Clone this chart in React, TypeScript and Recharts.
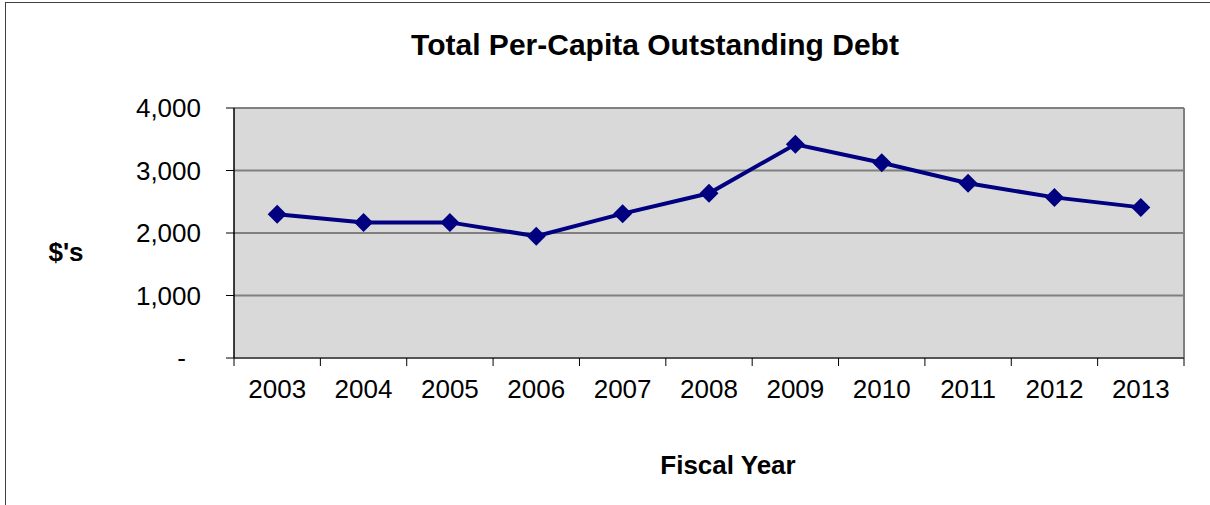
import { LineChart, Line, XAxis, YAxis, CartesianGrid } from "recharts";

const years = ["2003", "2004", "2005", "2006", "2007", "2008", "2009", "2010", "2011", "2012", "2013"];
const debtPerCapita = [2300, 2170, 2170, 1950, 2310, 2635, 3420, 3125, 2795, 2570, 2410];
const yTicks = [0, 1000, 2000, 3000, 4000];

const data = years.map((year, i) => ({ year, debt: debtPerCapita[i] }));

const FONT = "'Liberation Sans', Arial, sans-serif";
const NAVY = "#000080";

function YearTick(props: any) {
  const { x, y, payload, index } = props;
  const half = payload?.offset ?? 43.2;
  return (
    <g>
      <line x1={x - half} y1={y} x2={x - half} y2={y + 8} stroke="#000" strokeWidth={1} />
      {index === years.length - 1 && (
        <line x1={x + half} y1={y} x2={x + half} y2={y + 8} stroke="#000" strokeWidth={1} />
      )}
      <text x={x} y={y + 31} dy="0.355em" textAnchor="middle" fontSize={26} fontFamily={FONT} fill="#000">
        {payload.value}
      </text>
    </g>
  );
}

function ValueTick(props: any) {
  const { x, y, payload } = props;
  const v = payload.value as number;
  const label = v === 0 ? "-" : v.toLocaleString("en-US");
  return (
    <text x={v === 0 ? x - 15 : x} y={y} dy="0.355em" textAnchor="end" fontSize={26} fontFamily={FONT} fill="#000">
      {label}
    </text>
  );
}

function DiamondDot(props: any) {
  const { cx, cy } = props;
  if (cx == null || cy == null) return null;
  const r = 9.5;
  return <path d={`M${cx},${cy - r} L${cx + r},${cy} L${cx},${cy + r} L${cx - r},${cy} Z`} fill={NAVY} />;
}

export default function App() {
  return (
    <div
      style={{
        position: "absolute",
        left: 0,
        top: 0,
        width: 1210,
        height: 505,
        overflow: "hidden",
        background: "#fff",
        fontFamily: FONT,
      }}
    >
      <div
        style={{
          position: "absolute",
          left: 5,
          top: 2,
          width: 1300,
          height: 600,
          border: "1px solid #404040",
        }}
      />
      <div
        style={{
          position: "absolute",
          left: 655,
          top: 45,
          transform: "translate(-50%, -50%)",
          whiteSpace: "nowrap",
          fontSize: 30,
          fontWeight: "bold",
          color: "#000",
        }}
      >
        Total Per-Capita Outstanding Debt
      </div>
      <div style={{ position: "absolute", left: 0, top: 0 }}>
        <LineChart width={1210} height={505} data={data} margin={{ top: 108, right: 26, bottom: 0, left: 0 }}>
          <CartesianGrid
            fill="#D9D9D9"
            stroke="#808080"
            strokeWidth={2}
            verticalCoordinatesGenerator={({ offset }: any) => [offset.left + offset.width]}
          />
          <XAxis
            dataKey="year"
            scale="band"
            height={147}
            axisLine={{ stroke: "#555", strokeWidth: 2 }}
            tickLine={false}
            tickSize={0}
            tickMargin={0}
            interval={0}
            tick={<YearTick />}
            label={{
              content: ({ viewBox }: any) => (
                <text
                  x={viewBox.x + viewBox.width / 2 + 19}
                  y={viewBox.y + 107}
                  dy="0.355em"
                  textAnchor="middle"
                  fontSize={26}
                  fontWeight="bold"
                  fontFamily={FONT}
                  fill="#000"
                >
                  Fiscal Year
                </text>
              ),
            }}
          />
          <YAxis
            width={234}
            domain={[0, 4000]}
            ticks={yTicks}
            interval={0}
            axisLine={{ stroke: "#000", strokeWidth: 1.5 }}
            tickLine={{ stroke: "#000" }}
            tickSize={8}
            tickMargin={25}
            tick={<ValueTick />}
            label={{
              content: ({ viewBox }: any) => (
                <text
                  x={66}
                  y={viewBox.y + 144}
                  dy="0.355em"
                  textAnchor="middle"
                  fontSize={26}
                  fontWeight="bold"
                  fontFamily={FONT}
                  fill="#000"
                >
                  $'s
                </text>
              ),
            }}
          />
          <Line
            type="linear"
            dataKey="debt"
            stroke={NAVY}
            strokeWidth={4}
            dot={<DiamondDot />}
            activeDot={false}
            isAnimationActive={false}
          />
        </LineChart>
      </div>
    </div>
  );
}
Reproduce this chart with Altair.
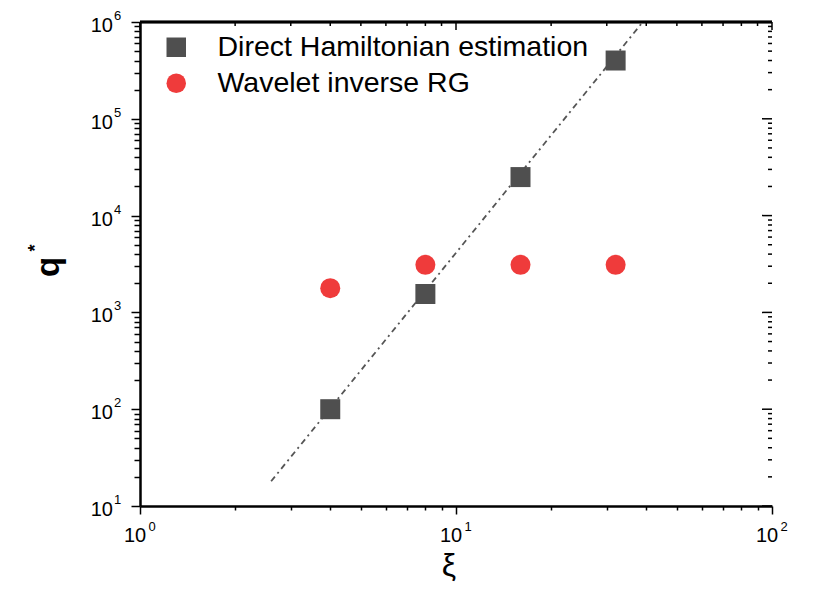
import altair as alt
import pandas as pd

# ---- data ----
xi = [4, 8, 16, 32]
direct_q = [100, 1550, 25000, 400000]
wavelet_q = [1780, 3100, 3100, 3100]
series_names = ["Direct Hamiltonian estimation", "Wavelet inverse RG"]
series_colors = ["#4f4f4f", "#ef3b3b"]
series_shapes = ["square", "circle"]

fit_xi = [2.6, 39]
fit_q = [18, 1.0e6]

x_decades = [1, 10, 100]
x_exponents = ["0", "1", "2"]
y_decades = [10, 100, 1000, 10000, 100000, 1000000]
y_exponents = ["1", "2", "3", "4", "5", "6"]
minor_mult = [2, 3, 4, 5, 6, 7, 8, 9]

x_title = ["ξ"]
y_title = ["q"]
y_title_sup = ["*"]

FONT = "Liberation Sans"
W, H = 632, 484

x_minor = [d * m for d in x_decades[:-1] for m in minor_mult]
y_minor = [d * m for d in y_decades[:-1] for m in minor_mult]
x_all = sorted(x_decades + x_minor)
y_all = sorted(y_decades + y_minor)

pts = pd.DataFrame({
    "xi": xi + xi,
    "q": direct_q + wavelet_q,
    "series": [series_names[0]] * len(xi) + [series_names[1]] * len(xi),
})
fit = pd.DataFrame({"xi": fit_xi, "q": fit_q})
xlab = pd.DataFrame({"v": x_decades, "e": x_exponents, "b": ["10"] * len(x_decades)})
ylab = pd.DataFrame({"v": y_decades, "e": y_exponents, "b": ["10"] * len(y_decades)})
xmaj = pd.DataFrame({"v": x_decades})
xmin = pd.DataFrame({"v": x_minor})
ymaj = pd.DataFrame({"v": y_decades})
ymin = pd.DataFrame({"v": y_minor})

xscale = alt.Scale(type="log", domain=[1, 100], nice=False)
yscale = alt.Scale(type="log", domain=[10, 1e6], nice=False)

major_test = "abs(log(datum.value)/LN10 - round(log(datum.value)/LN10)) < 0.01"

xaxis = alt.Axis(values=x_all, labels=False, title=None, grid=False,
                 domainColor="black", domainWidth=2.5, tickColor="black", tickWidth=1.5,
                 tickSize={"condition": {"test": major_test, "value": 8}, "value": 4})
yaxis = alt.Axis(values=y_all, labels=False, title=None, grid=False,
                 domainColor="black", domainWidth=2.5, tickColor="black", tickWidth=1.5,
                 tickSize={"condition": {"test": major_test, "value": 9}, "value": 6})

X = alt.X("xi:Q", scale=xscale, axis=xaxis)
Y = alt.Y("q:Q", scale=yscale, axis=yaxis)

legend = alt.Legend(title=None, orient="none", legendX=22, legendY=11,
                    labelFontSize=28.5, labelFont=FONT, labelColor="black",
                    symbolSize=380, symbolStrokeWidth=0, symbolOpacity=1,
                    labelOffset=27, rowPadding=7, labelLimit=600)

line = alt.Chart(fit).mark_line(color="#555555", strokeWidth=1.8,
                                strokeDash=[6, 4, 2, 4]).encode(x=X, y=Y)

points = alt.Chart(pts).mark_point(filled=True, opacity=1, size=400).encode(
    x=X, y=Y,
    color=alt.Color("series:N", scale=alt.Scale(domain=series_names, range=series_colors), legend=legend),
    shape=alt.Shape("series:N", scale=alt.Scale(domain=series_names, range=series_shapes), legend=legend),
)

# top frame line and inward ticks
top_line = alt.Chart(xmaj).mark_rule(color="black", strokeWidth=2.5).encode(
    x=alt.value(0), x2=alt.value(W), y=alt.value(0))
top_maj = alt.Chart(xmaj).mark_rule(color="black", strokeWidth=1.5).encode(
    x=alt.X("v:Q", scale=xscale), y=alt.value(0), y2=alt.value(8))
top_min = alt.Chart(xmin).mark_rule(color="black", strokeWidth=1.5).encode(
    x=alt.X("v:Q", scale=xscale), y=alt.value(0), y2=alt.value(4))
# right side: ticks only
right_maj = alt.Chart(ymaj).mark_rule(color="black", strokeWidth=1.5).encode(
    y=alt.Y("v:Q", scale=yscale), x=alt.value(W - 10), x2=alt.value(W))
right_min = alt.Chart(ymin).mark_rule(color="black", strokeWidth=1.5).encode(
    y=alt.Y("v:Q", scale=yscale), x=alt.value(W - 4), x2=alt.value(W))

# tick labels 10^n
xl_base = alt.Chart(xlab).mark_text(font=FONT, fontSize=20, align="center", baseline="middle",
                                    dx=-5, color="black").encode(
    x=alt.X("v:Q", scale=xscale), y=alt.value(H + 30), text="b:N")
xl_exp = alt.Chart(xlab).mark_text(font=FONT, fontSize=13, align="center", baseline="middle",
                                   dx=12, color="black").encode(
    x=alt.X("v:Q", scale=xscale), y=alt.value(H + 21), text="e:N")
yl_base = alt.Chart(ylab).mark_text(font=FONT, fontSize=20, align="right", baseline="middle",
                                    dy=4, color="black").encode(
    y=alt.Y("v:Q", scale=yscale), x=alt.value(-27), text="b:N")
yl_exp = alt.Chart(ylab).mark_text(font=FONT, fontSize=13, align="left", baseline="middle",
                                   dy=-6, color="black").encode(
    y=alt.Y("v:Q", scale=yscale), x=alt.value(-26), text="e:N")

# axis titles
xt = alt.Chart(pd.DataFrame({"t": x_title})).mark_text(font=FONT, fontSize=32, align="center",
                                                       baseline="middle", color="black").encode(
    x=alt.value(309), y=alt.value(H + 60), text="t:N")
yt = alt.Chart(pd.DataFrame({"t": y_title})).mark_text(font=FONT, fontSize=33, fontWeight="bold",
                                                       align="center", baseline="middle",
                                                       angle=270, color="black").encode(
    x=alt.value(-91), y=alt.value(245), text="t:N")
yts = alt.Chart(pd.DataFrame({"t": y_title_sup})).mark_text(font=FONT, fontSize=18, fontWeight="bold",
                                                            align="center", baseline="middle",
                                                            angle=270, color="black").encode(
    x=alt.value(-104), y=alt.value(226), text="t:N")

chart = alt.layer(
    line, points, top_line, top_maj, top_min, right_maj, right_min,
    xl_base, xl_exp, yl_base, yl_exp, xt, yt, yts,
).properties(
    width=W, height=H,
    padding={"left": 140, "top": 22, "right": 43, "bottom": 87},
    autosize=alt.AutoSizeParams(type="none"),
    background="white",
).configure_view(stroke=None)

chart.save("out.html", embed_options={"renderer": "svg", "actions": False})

=====

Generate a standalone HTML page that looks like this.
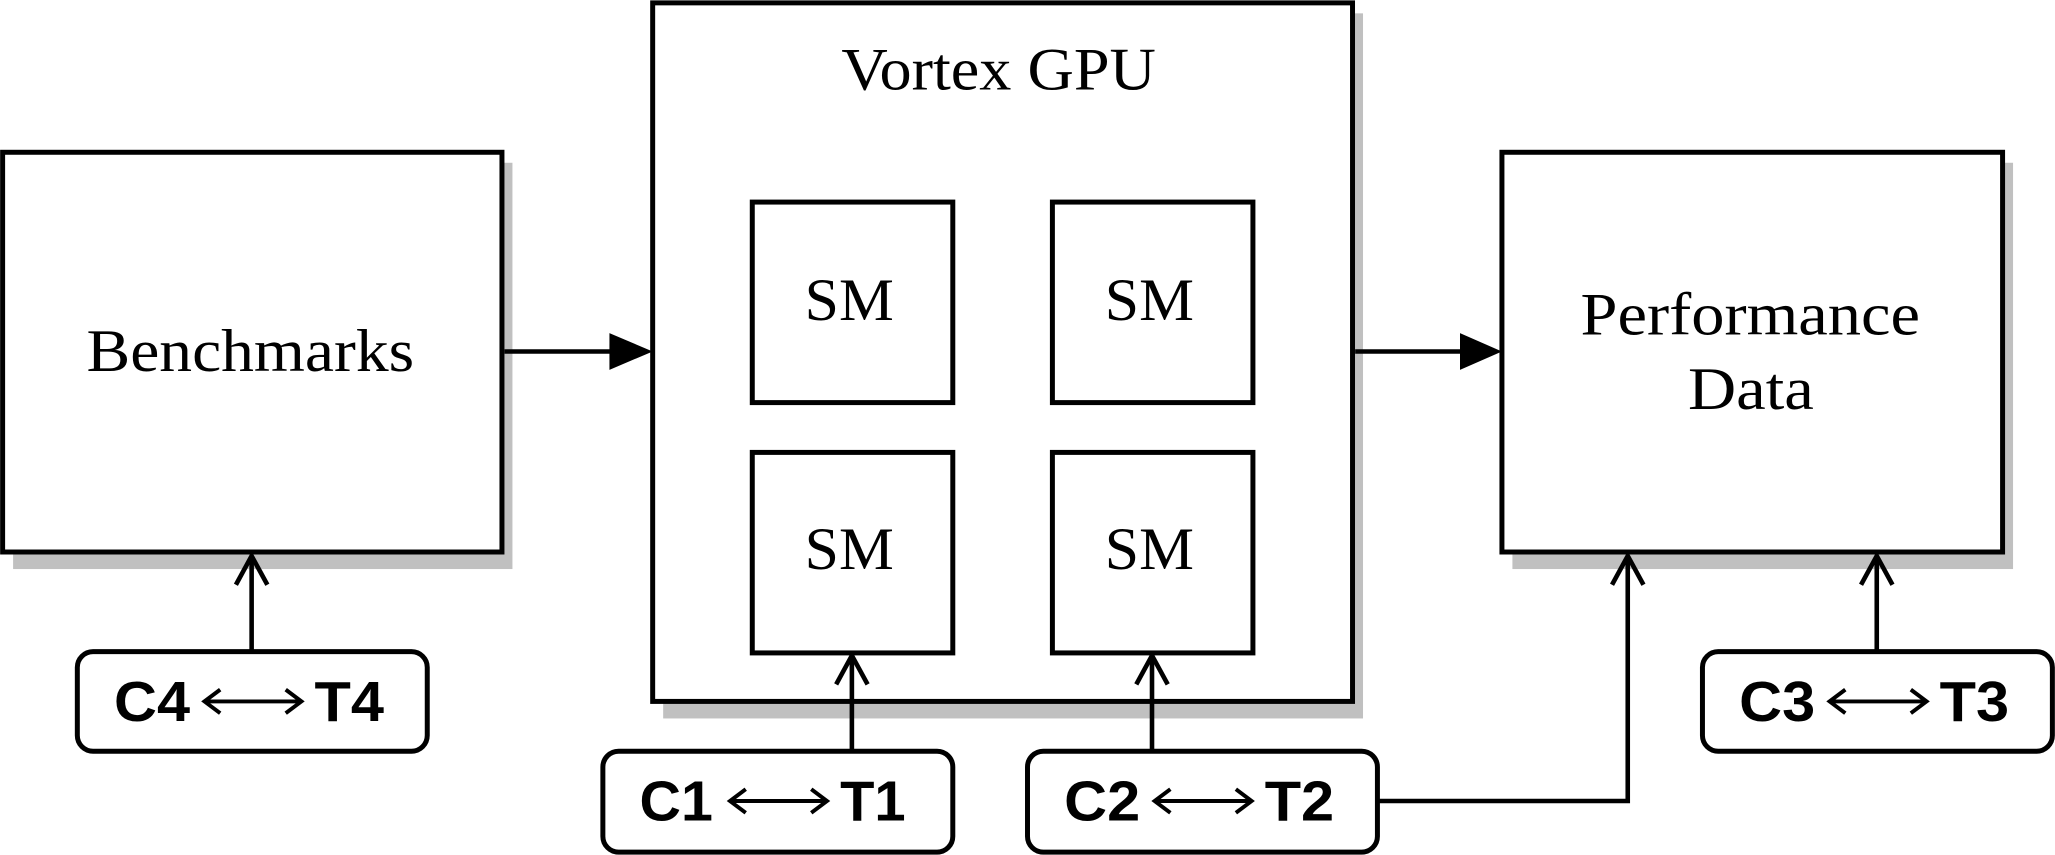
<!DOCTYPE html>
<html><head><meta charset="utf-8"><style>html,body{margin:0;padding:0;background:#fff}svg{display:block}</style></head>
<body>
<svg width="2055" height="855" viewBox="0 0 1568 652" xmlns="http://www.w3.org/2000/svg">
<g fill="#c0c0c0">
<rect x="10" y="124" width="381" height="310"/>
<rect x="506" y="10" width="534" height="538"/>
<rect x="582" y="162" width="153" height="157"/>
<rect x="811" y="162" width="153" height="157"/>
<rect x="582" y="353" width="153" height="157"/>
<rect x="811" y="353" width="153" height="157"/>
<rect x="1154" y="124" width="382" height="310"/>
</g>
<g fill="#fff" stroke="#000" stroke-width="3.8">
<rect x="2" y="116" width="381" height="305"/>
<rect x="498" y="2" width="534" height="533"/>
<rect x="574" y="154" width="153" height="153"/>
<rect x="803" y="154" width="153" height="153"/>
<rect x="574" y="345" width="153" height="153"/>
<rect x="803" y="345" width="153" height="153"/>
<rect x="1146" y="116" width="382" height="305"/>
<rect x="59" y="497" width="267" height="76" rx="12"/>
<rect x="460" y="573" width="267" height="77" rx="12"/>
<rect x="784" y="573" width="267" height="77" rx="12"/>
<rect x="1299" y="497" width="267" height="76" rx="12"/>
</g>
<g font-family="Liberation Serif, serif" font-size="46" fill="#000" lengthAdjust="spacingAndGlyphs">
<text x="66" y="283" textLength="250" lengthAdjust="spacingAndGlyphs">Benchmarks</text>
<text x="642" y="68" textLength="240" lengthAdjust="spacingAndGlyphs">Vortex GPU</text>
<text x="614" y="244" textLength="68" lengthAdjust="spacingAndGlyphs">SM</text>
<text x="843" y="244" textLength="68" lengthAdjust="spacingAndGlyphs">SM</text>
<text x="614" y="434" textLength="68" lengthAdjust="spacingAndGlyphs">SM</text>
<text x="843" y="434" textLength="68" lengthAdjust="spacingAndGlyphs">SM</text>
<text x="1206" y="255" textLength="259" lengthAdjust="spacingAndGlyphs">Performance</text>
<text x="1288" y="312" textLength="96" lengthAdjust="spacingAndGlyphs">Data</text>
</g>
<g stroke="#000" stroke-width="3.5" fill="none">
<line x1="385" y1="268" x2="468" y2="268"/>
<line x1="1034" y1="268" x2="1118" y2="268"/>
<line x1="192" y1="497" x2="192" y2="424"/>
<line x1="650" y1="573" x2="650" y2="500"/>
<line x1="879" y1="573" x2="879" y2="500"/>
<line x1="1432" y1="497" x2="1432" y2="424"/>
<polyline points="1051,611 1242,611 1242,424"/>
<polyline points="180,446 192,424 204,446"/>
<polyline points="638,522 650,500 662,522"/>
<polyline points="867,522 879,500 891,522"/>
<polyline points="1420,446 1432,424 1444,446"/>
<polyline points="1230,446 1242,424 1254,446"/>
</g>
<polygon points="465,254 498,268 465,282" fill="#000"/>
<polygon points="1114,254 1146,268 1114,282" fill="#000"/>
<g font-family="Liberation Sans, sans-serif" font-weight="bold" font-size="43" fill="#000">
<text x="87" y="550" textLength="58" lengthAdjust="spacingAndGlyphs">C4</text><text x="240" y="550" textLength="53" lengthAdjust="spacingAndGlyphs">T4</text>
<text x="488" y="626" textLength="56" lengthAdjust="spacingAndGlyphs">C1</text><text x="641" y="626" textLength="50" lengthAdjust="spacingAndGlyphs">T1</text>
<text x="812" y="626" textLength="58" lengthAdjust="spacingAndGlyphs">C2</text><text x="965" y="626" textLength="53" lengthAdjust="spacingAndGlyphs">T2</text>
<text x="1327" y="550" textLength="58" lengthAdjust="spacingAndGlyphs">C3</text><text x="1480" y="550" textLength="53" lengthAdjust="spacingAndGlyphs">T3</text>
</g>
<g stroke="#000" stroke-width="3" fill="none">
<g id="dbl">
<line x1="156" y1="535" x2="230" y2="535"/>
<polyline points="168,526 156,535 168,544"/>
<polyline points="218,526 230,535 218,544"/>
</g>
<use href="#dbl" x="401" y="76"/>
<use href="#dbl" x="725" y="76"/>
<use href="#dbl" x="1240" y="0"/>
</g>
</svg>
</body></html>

=====

| Exercise task |
Transcribe, leaving out pictures, each line from the one containing "Clone this chart" through the one containing "const yTicks = [0, 1000, 2000, 3000, 4000];".

| Result of the task |
Clone this chart in React, TypeScript and Recharts.
import { LineChart, Line, XAxis, YAxis, CartesianGrid } from "recharts";

const years = ["2003", "2004", "2005", "2006", "2007", "2008", "2009", "2010", "2011", "2012", "2013"];
const debtPerCapita = [2300, 2170, 2170, 1950, 2310, 2635, 3420, 3125, 2795, 2570, 2410];
const yTicks = [0, 1000, 2000, 3000, 4000];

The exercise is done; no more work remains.